IAOPA is calling on the European Parliament, Council and Commission to revise the proposals to limit the use of safety information in judicial proceedings only to cases where the accident investigation finds that willful or illegal actions were a factor in an accident.
Several years of negotiation on future rules for European airspace seems to have been undermined by a decision to scrap plans for a uniform ‘toolbox’ of applications which would have allowed states some latitude in applying airspace classifications. Talks on SERA, the Single European Sky Rules of the Air, were thought to have produced a consensus on how to proceed towards an airspace system based on the seven ICAO classifications, but with enough flexibility to cater for every state’s way of doing things. State regulators, however, are saying that the whole thing is back in the melting pot, with no reason given.
Under the Single European Sky framework regulations the EC proposed that states should comply with ICAO airspace classifications, but Eurocontrol surveys showed there were 20 different applications of the seven classifications across the continent. The ultimate objective in Europe is that somewhere between 2015 and 2020 we should have simplified airspace to the point where it can be described as ‘known with intent,’ ‘known with unknown intent’ and ‘uncontrolled’. The goal is to allow commercial aircraft to take the shortest possible route to a destination. This ‘free routing’ system calls for a new level of flexibility and means that ‘known’ traffic can enter a controller’s area without its precise intent – that is, where it will exit – being known. The debate on classification has been difficult, with 27 states each having their preferences, and it was agreed that a ‘toolbox’ of variations could be adopted to cater for them as long as each tool was applied in the same way so that a pilot knew what was expected. The EC seems now to have abandoned this toolbox, although there’s no information on exactly why. Certainly a lot of states were saying that they, and not the EC, were the signatories to the Chicago Convention and therefore had sovereignty over their own airspace.

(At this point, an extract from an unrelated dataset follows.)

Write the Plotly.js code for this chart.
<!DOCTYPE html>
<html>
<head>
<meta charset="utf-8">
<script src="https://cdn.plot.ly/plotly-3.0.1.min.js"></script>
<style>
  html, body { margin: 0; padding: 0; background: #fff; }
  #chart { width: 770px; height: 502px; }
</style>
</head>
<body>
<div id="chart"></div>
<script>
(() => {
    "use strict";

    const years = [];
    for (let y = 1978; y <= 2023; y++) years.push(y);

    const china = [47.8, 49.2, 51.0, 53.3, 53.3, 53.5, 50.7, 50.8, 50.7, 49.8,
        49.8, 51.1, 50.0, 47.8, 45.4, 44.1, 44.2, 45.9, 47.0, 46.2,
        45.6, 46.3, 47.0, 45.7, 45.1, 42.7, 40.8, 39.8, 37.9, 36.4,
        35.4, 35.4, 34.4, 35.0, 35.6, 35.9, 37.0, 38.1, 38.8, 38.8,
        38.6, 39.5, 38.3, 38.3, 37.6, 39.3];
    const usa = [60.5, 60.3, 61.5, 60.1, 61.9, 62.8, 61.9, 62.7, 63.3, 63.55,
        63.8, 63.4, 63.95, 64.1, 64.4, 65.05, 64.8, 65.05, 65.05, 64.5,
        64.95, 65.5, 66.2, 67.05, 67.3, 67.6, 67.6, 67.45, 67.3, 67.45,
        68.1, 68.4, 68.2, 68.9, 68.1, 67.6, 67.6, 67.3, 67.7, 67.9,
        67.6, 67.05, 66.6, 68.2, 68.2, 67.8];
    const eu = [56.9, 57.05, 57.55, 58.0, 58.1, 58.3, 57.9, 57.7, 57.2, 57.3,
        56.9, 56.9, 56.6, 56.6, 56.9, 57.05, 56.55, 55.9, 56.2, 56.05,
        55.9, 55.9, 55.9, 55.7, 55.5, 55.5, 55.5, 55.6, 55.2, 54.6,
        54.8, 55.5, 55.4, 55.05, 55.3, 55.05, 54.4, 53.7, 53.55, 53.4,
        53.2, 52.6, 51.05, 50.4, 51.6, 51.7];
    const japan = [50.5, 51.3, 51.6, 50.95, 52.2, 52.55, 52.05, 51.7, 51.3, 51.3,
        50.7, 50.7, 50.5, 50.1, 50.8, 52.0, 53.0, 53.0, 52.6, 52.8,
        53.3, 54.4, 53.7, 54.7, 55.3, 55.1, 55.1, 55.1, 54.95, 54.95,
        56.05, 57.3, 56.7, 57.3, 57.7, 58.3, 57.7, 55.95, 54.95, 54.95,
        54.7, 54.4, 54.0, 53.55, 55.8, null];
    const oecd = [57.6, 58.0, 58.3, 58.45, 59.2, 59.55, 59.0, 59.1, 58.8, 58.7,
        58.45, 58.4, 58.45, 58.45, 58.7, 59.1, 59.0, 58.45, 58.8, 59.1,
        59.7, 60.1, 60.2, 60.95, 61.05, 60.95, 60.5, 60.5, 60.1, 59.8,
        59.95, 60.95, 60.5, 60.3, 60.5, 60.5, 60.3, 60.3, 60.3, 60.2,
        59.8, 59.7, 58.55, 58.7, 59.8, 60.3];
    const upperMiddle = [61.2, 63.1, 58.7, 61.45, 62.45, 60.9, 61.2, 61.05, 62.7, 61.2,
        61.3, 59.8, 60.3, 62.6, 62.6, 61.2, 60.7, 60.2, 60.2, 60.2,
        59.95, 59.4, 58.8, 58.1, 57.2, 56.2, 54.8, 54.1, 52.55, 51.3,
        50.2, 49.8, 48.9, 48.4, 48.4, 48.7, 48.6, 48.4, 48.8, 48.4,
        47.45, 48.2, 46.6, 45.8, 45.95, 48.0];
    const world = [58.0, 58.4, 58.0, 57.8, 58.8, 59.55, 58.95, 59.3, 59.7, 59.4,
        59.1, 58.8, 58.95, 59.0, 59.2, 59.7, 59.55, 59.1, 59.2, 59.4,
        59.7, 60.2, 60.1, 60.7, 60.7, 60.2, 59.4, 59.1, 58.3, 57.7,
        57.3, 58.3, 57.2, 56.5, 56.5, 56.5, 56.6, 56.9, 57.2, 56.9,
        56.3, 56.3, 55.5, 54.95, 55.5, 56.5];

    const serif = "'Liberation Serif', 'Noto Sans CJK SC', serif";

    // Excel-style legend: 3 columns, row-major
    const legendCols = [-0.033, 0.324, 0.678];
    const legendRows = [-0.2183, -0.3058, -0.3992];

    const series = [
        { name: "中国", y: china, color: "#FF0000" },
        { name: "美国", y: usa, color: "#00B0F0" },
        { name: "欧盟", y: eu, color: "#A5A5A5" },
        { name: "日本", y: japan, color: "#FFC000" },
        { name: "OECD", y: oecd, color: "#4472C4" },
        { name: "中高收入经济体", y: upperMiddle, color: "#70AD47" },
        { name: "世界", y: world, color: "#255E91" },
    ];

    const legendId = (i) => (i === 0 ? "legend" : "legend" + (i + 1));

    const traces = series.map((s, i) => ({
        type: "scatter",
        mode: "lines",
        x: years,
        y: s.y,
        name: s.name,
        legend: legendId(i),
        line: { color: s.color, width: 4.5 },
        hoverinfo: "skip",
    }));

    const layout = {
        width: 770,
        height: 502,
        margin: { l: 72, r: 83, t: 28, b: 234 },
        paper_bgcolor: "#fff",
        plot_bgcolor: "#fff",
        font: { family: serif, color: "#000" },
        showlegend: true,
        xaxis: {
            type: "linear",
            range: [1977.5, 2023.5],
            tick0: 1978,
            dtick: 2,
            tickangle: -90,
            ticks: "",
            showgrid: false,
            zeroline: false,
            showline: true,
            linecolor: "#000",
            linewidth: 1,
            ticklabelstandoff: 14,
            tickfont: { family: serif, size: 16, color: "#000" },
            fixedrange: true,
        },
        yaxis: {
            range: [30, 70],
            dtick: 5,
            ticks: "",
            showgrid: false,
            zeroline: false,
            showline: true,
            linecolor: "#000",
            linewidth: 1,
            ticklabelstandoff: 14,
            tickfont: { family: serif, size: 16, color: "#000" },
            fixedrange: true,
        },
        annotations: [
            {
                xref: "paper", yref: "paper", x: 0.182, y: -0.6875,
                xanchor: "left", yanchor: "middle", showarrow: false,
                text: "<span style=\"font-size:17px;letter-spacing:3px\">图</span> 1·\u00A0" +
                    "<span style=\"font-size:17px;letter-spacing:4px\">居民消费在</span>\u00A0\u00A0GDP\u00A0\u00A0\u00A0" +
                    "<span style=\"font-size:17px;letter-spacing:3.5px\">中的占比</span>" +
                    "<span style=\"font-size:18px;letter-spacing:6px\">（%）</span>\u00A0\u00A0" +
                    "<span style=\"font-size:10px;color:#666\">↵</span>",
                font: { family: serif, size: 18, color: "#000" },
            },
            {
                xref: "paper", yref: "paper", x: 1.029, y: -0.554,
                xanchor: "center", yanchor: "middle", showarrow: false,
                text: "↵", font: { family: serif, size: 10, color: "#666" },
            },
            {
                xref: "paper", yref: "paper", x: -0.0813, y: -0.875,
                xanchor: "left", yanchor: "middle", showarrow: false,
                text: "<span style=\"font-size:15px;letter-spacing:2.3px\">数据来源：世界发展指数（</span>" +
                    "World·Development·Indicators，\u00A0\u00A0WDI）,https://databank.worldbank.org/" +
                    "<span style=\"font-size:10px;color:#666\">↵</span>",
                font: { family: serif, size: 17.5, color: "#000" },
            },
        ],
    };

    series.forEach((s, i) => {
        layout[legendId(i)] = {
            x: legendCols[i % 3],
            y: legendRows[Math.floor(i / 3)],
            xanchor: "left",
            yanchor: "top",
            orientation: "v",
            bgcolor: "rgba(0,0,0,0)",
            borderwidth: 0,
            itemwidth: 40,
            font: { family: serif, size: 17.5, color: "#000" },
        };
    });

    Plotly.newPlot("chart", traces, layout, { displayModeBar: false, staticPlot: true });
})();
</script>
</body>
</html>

AOPA Ireland up and running
Newly re-established AOPA Ireland, launched following the visit of IAOPA Senior Vice President Martin Robinson to Ireland in August 2009, is now very active, recognised by the Irish Aviation Authority (IAA) as an official representative body for GA. The Association was launched by pilot Jim Breslin offering free membership in order to get established, and will be holding its first Annual General Meeting in Athlone in August to decide on membership dues. Jim Breslin says: “We took over a great name and representative body, AOPA Ireland, and continue to provide information and representation, and with the assistance of AOPA UK we have provided members with the UK magazine General Aviation. Alas, the free membership had to come to an end sometime, and that time is now. We will be electing a committee to run the show. I’m glad I took on the challenge – the experience has been very testing, but so interesting that it made it all worthwhile.”
World Assembly – the final countdown
The 2010 IAOPA World Assembly in Tel Aviv begins on June 6th. Yigal Merav of AOPA Israel reports that all is set and ready; the Israelis expect some 80 delegates from around the world including the USA, Japan, Korea, China, the Philippines, Canada, Germany, the UK, Italy, Austria, Belgium, Greece, Sweden, Botswana, the Netherlands, Switzerland and Russia, and some 15 GA aircraft are flying in.